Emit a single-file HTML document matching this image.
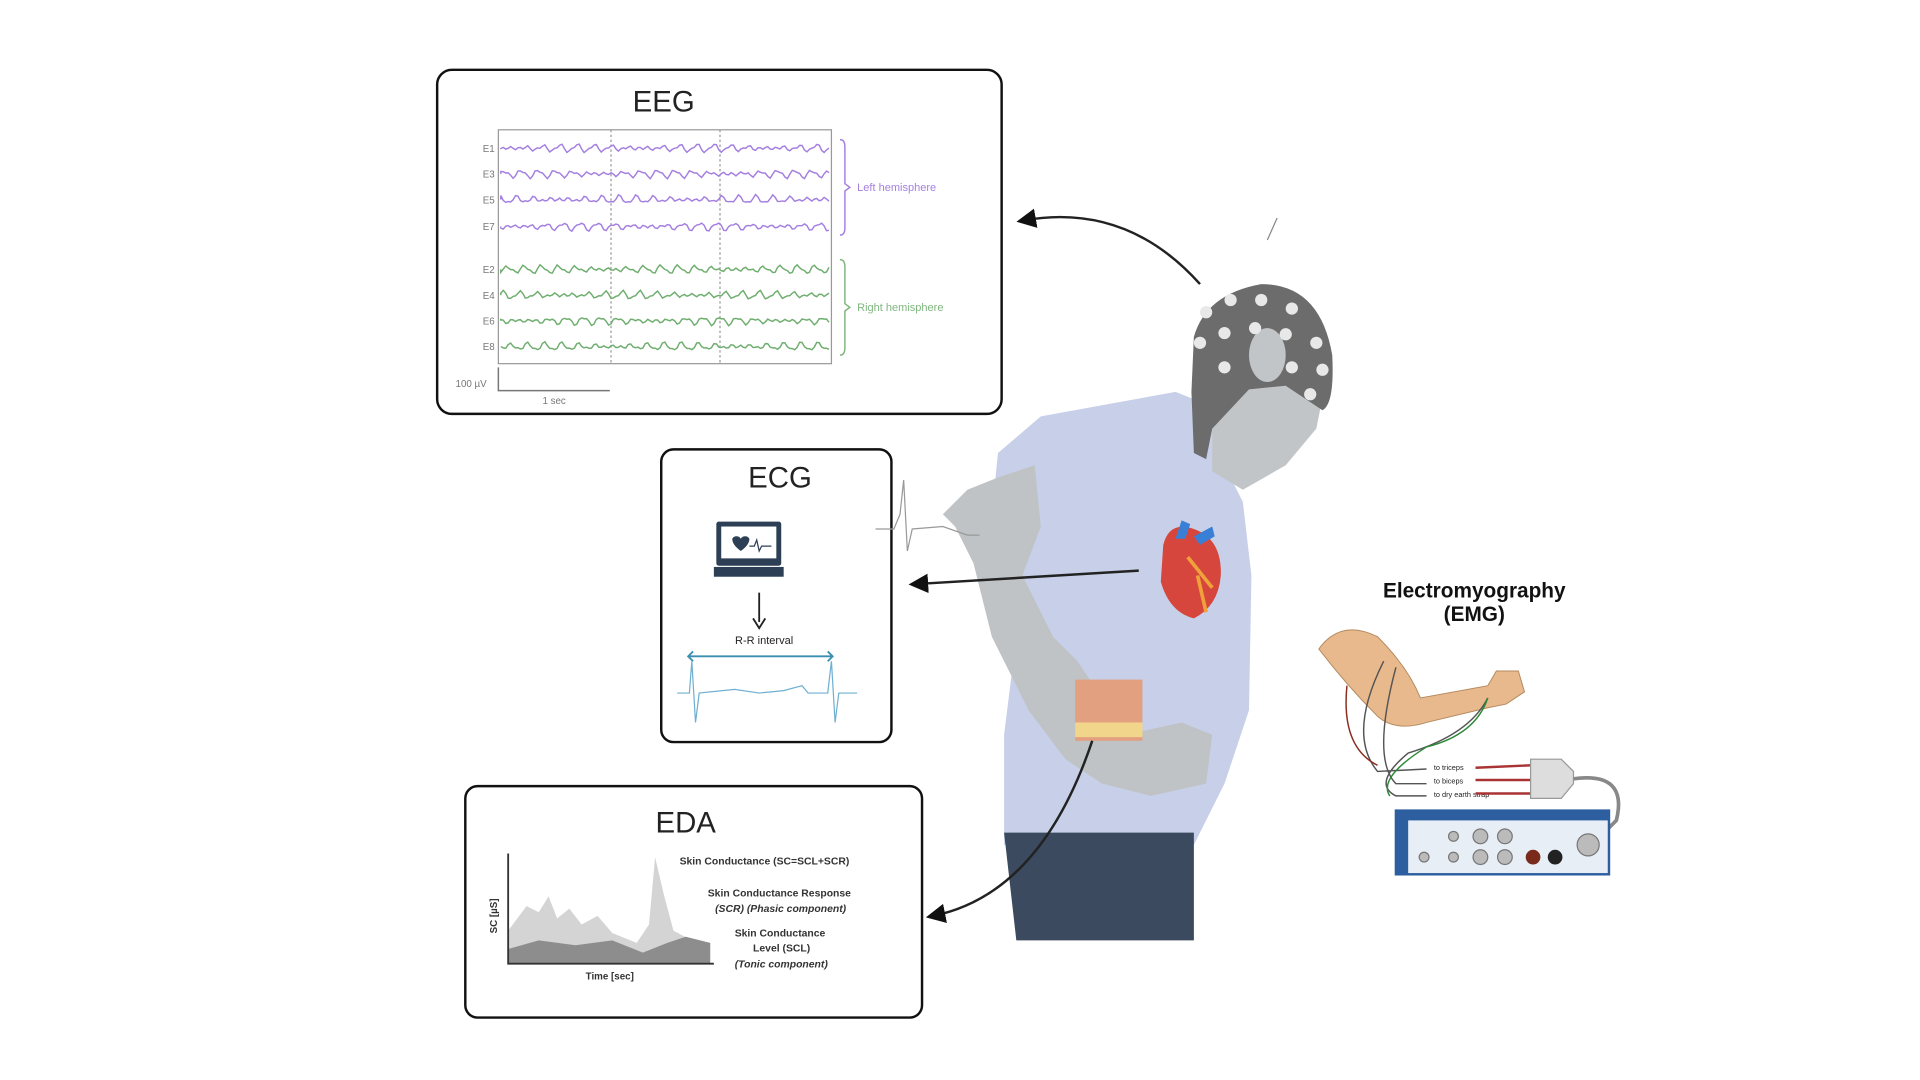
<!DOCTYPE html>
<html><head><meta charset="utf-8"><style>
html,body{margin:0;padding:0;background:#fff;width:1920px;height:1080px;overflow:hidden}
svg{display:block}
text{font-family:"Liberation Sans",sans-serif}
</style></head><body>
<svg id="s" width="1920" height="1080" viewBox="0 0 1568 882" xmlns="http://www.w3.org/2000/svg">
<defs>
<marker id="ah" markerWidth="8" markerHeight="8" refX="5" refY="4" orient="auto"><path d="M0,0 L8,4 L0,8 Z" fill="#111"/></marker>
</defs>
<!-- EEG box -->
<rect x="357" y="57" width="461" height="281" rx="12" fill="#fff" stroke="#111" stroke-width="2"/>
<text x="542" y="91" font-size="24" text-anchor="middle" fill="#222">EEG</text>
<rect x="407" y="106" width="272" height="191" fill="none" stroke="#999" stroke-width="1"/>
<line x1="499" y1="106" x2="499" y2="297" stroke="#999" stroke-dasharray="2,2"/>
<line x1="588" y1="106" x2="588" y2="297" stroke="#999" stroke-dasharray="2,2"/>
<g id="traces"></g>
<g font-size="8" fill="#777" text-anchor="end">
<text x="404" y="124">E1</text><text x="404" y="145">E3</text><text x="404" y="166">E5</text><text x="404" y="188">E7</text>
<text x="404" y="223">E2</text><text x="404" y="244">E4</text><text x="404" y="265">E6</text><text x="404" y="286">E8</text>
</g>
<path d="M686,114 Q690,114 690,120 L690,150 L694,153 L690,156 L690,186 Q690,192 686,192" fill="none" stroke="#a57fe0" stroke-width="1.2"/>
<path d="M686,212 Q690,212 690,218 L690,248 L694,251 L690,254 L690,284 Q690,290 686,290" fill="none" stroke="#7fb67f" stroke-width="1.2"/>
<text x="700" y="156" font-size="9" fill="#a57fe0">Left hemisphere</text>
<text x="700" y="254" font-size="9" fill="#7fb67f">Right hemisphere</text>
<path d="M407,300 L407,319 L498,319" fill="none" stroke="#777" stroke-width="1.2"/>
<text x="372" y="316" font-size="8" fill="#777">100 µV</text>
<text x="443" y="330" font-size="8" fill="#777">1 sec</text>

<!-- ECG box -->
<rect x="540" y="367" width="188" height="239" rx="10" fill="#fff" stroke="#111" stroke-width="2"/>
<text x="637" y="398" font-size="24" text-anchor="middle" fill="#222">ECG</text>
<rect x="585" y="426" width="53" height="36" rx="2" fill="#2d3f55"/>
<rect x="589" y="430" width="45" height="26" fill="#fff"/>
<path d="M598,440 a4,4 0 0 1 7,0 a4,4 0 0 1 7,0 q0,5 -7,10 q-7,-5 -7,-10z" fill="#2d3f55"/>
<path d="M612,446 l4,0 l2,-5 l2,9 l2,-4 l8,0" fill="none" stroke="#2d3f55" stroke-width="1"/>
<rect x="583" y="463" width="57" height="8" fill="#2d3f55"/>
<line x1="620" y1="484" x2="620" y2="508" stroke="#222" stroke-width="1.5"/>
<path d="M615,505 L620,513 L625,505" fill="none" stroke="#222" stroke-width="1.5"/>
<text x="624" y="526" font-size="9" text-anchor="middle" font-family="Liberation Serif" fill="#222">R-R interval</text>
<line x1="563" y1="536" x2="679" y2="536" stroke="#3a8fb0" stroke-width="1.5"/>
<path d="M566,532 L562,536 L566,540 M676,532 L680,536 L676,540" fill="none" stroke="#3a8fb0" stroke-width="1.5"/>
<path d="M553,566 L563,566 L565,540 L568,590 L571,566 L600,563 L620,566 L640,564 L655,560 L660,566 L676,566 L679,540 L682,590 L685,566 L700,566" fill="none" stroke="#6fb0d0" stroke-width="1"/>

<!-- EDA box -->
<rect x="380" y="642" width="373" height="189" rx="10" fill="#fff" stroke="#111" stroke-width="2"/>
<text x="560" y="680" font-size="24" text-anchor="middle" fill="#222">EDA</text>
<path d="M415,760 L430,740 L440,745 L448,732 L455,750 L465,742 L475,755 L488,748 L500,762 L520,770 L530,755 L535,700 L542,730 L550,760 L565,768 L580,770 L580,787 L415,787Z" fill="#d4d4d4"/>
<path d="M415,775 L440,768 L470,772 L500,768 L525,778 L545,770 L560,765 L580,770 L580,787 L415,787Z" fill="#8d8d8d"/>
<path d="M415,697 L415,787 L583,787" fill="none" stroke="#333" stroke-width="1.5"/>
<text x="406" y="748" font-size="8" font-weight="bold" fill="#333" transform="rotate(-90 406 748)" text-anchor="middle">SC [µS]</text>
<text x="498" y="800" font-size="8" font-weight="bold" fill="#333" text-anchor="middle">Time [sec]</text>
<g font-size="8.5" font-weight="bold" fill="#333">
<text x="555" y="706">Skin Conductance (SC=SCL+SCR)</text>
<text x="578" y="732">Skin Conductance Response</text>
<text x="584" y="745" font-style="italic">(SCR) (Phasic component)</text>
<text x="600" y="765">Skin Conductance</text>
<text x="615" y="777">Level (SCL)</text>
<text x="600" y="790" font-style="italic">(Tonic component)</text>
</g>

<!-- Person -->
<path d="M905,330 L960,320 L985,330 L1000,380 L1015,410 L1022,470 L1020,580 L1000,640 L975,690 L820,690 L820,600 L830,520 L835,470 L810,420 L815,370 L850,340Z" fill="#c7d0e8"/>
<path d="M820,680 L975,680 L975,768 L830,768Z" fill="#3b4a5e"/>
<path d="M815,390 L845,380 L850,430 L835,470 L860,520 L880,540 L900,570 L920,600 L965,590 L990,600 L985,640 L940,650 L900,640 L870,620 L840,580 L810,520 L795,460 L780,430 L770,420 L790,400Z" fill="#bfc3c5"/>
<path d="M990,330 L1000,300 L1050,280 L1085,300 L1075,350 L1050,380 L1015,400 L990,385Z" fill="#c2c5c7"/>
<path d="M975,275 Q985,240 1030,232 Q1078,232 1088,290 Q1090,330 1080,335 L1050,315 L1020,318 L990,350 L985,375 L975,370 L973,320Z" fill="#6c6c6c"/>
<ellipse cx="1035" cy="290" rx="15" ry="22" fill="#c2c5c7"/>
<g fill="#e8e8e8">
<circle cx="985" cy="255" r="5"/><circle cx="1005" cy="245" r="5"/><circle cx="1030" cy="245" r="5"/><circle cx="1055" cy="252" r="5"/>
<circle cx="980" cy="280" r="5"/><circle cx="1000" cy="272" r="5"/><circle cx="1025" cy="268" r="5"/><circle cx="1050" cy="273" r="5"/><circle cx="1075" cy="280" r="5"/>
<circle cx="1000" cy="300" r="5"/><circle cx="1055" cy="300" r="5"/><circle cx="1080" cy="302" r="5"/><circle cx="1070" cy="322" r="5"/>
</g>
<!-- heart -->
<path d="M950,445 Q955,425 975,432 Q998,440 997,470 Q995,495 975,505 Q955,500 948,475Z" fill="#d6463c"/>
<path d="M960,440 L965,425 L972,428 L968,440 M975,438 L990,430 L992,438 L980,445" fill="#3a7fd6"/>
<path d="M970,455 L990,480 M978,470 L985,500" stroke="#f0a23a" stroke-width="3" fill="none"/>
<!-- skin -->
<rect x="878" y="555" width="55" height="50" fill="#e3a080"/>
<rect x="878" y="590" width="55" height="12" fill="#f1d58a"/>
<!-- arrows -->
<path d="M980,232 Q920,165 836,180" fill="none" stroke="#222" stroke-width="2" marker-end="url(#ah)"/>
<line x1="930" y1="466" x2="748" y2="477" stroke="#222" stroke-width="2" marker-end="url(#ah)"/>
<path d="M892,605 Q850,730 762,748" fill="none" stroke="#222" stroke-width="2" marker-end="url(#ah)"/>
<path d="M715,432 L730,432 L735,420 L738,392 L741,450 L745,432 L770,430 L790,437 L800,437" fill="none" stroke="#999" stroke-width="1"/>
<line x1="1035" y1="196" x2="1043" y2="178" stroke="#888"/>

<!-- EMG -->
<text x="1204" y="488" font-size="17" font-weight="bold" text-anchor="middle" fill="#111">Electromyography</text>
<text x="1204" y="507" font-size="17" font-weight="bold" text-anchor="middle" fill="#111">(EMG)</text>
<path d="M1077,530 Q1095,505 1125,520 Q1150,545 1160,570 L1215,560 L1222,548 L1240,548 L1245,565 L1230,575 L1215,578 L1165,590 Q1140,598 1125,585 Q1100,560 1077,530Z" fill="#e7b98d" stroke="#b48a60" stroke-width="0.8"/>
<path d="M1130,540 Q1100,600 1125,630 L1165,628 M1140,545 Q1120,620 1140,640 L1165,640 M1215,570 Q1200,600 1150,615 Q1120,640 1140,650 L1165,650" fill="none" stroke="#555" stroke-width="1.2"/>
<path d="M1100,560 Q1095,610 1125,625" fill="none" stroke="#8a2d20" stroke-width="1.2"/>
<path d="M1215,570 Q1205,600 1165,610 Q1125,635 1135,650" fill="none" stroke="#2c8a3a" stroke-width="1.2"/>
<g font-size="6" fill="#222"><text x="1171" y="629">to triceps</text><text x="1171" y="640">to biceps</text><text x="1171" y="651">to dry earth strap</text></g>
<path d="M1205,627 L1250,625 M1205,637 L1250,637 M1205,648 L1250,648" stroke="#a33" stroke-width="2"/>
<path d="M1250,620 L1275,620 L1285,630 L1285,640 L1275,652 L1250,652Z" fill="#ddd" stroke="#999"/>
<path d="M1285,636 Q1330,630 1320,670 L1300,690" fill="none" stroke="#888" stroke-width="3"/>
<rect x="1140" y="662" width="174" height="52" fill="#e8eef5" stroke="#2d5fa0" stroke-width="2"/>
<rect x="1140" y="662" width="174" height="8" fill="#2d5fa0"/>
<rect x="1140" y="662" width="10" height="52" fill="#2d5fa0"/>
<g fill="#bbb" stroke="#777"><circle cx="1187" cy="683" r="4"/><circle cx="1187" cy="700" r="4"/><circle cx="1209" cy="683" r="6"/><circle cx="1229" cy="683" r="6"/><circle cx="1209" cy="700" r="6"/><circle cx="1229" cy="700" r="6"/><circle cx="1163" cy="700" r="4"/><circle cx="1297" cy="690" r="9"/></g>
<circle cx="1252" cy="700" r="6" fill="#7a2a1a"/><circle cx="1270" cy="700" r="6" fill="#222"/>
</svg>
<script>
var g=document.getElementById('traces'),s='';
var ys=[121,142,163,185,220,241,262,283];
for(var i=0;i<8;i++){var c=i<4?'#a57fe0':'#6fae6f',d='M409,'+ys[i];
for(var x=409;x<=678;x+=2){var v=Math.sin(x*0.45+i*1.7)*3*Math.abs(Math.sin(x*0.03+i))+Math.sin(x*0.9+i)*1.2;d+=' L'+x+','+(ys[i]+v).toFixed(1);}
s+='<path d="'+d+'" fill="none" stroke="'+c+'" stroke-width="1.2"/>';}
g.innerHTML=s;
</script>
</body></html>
····················
List every line above containing the word "document".

Emit a single-file HTML document matching this image.
var g=document.getElementById('traces'),s='';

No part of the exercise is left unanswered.